◆ REQUIRED TASK
Repeat exactly the lines of the listing below, please, starting with the first and ending with the line containing "const data = years.map((y, i)"; leave out the rest.

◆ PROVIDED MATERIAL
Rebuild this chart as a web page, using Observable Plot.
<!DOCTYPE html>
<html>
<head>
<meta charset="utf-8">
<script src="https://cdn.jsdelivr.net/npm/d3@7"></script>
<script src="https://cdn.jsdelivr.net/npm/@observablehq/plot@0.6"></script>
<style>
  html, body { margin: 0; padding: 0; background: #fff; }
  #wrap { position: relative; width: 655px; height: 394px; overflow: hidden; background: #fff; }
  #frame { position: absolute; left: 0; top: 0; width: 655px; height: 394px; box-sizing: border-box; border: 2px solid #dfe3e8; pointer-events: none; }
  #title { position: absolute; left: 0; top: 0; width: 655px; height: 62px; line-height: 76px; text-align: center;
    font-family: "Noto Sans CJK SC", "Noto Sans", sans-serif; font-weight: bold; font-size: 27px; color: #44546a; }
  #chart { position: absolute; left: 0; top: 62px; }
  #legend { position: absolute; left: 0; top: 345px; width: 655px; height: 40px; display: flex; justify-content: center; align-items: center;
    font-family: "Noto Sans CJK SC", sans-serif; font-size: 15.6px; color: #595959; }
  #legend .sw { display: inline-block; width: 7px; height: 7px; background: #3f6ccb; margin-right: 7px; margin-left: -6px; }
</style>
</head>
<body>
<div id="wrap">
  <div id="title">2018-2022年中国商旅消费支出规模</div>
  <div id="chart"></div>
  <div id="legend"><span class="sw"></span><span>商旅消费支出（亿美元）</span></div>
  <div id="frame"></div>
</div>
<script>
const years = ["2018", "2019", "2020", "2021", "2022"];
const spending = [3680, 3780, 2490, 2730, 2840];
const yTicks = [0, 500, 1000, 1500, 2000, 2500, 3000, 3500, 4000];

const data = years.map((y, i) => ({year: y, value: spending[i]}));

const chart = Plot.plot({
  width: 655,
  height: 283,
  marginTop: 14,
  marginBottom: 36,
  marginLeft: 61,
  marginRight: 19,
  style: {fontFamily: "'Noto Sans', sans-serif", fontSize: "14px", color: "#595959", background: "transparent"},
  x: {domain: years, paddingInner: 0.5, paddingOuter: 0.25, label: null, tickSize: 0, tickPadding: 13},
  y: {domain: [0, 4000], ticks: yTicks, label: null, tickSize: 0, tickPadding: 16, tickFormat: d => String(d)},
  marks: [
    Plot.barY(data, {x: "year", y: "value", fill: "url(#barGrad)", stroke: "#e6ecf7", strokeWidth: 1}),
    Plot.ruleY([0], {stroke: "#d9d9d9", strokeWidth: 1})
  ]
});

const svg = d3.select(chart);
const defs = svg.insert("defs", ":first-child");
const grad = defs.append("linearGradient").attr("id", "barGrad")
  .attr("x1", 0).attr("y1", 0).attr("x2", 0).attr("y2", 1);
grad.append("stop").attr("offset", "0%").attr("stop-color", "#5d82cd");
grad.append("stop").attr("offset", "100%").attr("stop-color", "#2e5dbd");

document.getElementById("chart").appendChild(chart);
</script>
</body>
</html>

◆ RESPONSE TO THIS EXERCISE
Rebuild this chart as a web page, using Observable Plot.
<!DOCTYPE html>
<html>
<head>
<meta charset="utf-8">
<script src="https://cdn.jsdelivr.net/npm/d3@7"></script>
<script src="https://cdn.jsdelivr.net/npm/@observablehq/plot@0.6"></script>
<style>
  html, body { margin: 0; padding: 0; background: #fff; }
  #wrap { position: relative; width: 655px; height: 394px; overflow: hidden; background: #fff; }
  #frame { position: absolute; left: 0; top: 0; width: 655px; height: 394px; box-sizing: border-box; border: 2px solid #dfe3e8; pointer-events: none; }
  #title { position: absolute; left: 0; top: 0; width: 655px; height: 62px; line-height: 76px; text-align: center;
    font-family: "Noto Sans CJK SC", "Noto Sans", sans-serif; font-weight: bold; font-size: 27px; color: #44546a; }
  #chart { position: absolute; left: 0; top: 62px; }
  #legend { position: absolute; left: 0; top: 345px; width: 655px; height: 40px; display: flex; justify-content: center; align-items: center;
    font-family: "Noto Sans CJK SC", sans-serif; font-size: 15.6px; color: #595959; }
  #legend .sw { display: inline-block; width: 7px; height: 7px; background: #3f6ccb; margin-right: 7px; margin-left: -6px; }
</style>
</head>
<body>
<div id="wrap">
  <div id="title">2018-2022年中国商旅消费支出规模</div>
  <div id="chart"></div>
  <div id="legend"><span class="sw"></span><span>商旅消费支出（亿美元）</span></div>
  <div id="frame"></div>
</div>
<script>
const years = ["2018", "2019", "2020", "2021", "2022"];
const spending = [3680, 3780, 2490, 2730, 2840];
const yTicks = [0, 500, 1000, 1500, 2000, 2500, 3000, 3500, 4000];

const data = years.map((y, i) => ({year: y, value: spending[i]}));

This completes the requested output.